Downbeat Magazine reporter Cree McCree praised Welcome to the Land in these terms:

 “Kimbrough’s hill country drone meets Pearson’s Beale Street blues in songs infused with R&B and spiced with the poetry of straight-out-of-Memphis rap.”  

Kimbrough and Pearson met in Memphis and embraced a collaborative concept for their album and in their ongoing performance tour, including recent California festivals, which will take them to Canada and Europe next year. While the album as a whole sustains a trance-inducing danceable groove, the stand-out cut is the Tupac-influenced opener “Who’s Gonna Ride,” which invokes the spirit of Rodney King and Black Lives Matter with its fiercely- repeated lyrics: “I can’t breathe– Get cha foot off my neck, boy!”

Cam Kimbrough sat down for a December 9 chat with The Paper at X Automotive             on 12th Street and Griegos, a venue which is planned to be re-purposed as home to a community arts- gathering place in the coming months.

Cam talked about what it was like growing up in North Missippi in a most-definitely- musical family.

“I was born in December, 1984, so as a little boy they let me visit the juke joint and jump around until about 9 o’clock, then us kids had to clear out.
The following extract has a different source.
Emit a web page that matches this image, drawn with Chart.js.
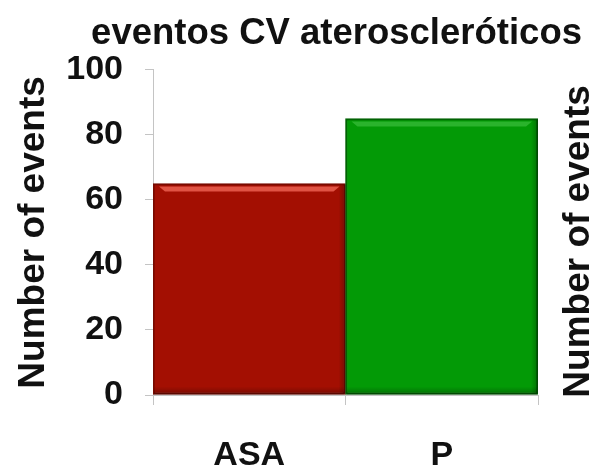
<!DOCTYPE html>
<html>
<head>
<meta charset="utf-8">
<script src="https://cdn.jsdelivr.net/npm/chart.js@4/dist/chart.umd.min.js"></script>
<style>
  html, body { margin: 0; padding: 0; background: #ffffff; }
  #wrap { width: 589px; height: 476px; position: relative; }
</style>
</head>
<body>
<div id="wrap"><canvas id="chart"></canvas></div>
<script>
// Atherosclerotic CV events per treatment arm
const categories = ['ASA', 'P'];
const eventCounts = [65, 85];
const yTickValues = [0, 20, 40, 60, 80, 100];
const chartTitle = 'eventos CV ateroscleróticos';
const axisTitle = 'Number of events';

const fillColors = ['#A30F02', '#039A06'];
const edgeColors = ['#780A00', '#016203'];
const shineColors = ['rgba(235,95,80,0.85)', 'rgba(90,210,90,0.45)'];

const FONT = '"Liberation Sans", Arial, Helvetica, sans-serif';
const AXIS_GRAY = '#c4c4c4';

// Soft bevel on each bar: a light strip under the top edge and darker bottom / right bands
const barBevel = {
  id: 'barBevel',
  afterDatasetsDraw(chart) {
    const ctx = chart.ctx;
    const meta = chart.getDatasetMeta(0);
    meta.data.forEach((bar, i) => {
      const p = bar.getProps(['x', 'y', 'base', 'width'], true);
      const left = p.x - p.width / 2, right = p.x + p.width / 2;
      ctx.save();
      // dark band along the bottom
      let g = ctx.createLinearGradient(0, p.base - 8, 0, p.base);
      g.addColorStop(0, 'rgba(0,0,0,0)');
      g.addColorStop(1, 'rgba(0,0,0,0.28)');
      ctx.fillStyle = g;
      ctx.fillRect(left + 1, p.base - 8, p.width - 2, 8);
      // dark band along the right side
      g = ctx.createLinearGradient(right - 7, 0, right, 0);
      g.addColorStop(0, 'rgba(0,0,0,0)');
      g.addColorStop(1, 'rgba(0,0,0,0.28)');
      ctx.fillStyle = g;
      ctx.fillRect(right - 7, p.y + 1, 7, p.base - p.y - 2);
      // light strip just below the top
      ctx.fillStyle = shineColors[i];
      ctx.beginPath();
      ctx.moveTo(left + 6, p.y + 3);
      ctx.lineTo(right - 6, p.y + 3);
      ctx.lineTo(right - 12, p.y + 8);
      ctx.lineTo(left + 12, p.y + 8);
      ctx.closePath();
      ctx.fill();
      ctx.restore();
    });
  }
};

// Second axis caption on the right-hand side, reading bottom to top
const rightCaption = {
  id: 'rightCaption',
  afterDraw(chart) {
    const ctx = chart.ctx;
    const area = chart.chartArea;
    ctx.save();
    ctx.translate(area.right + 41, (area.top + area.bottom) / 2 + 9);
    ctx.rotate(-Math.PI / 2);
    ctx.font = 'bold 37px ' + FONT;
    ctx.fillStyle = '#111111';
    ctx.textAlign = 'center';
    ctx.textBaseline = 'middle';
    ctx.fillText(axisTitle, 0, 0);
    ctx.restore();
  }
};

new Chart(document.getElementById('chart'), {
  type: 'bar',
  data: {
    labels: categories,
    datasets: [{
      data: eventCounts,
      backgroundColor: fillColors,
      borderColor: edgeColors,
      borderWidth: 2,
      borderSkipped: false,
      categoryPercentage: 1.0,
      barPercentage: 1.0
    }]
  },
  options: {
    responsive: true,
    maintainAspectRatio: false,
    animation: false,
    events: [],
    layout: { padding: { left: 0, right: 7, top: 0, bottom: 0 } },
    plugins: {
      legend: { display: false },
      tooltip: { enabled: false },
      title: {
        display: true,
        text: chartTitle,
        align: 'end',
        color: '#111111',
        font: { family: FONT, size: 36.5, weight: 'bold', lineHeight: 1.2 },
        padding: { top: 12, bottom: 14 }
      }
    },
    scales: {
      x: {
        offset: true,
        grid: {
          display: true,
          offset: true,
          drawOnChartArea: false,
          drawTicks: true,
          tickLength: 10,
          color: AXIS_GRAY,
          lineWidth: 1
        },
        border: { display: true, color: AXIS_GRAY, width: 1 },
        ticks: {
          color: '#111111',
          padding: 30,
          font: { family: FONT, size: 34, weight: 'bold' }
        },
        afterFit(scale) { scale.height = 81; }
      },
      y: {
        min: 0,
        max: 100,
        afterBuildTicks(scale) { scale.ticks = yTickValues.map(v => ({ value: v })); },
        grid: {
          display: true,
          drawOnChartArea: false,
          drawTicks: true,
          tickLength: 8,
          color: AXIS_GRAY,
          lineWidth: 1
        },
        border: { display: true, color: AXIS_GRAY, width: 1 },
        ticks: {
          color: '#111111',
          padding: 22,
          font: { family: FONT, size: 34, weight: 'bold' }
        },
        title: {
          display: true,
          text: axisTitle,
          color: '#111111',
          font: { family: FONT, size: 37, weight: 'bold', lineHeight: 1.2 },
          padding: { top: 12, bottom: 4 }
        },
        afterFit(scale) { scale.width = 153; }
      },
      // empty right-hand axis that reserves room for the right caption
      yRight: {
        position: 'right',
        min: 0,
        max: 100,
        grid: { display: false },
        border: { display: false },
        ticks: { display: false },
        afterFit(scale) { scale.width = 44; }
      }
    }
  },
  plugins: [barBevel, rightCaption]
});
</script>
</body>
</html>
It used to be jumpin’ in there, man! And everyone was always welcome.

“A memory I have of my grandfather Junior was one night in the back room of his place he spoke to me in the Cherokee language and do know you what? I answered him back in Cherokee! But I don’t know that language, and nobody else in our family spoke it! I do know we have Cherokee ancestors. But I don’t know how I knew those words!”

Cam tells us some of his career history. “I grew up playing drums in church and with my family and later I picked up guitar and I enjoy it very much.  It reminds me of my grandfather and everybody loved him!

“I started college but then in 2011 I got a call from blues superstar Lightnin’ Malcolm who asked me to go on tour with him. And what could I say? I left school. We practiced for a solid month and then we were gone touring all over the country—California, Colorado, New York City, New Jersey, North Carolina!”  Cam shares some funny road- stories about drinking moonshine, shivering in Rocky Mountain winter nights and almost falling over the edge of the Grand Canyon! “Malcolm saved me that time!”

“Sometimes we played for crowds of hundreds or thousands at festivals—the best times of my life,” he recalls, adding that Lightinin’ Malcolm told Cam seriously, “’This is your life, man. If you ever quit this, it’s gonna be all over you!’ So, you know, I have stayed with it. I set up a home studio for myself in Memphis and I have kept at it ever since, even when I had other jobs going on. I walked around the streets playing acoustic, and I put up videos, and I played drums for people who asked me to.  And then I met Damian just playing on Beale Street and man, we got gigs and the universe just opened up for us. Then the harmonica player Aki Kumar came along to produce our album and we recorded it in two weekends.  We made up those songs in the studio!”

Cam released his own first album in 2013, the R&B/hip hop flavored Breakfast for Dinner, but it drew very limited attention. Since then, he has focused more on the bluesy essence of his music, which shines through on Welcome to the Land and in his live gigs. Cam and his wife moved to Albuquerque this summer from Memphis to take up job opportunities. Asked how he likes our desert city, Cam comments, “It’s much quieter on the streets than Memphis, which is nice in some ways, but it is also a place with a smaller, more spread- out population, so you need to get around to meet folks, which I am enjoying doing. It’s great to see the variety of cultures here, Indigenous, Hispanic, white and black folks, college students, people from other countries and continents. And I am pleasantly surprised to find fans of our kind of music here—folks who remember my grandfather! Jamming with Felix Peralta, J.D. Sipe, Richard Malcolm and other great musical folks here has been a blast! And now we’ve got the Tuesday open mic at Boese Brewing. I am loving New Mexico and I really, really want to contribute to the community here in whatever way I can. I’m just out here trying!”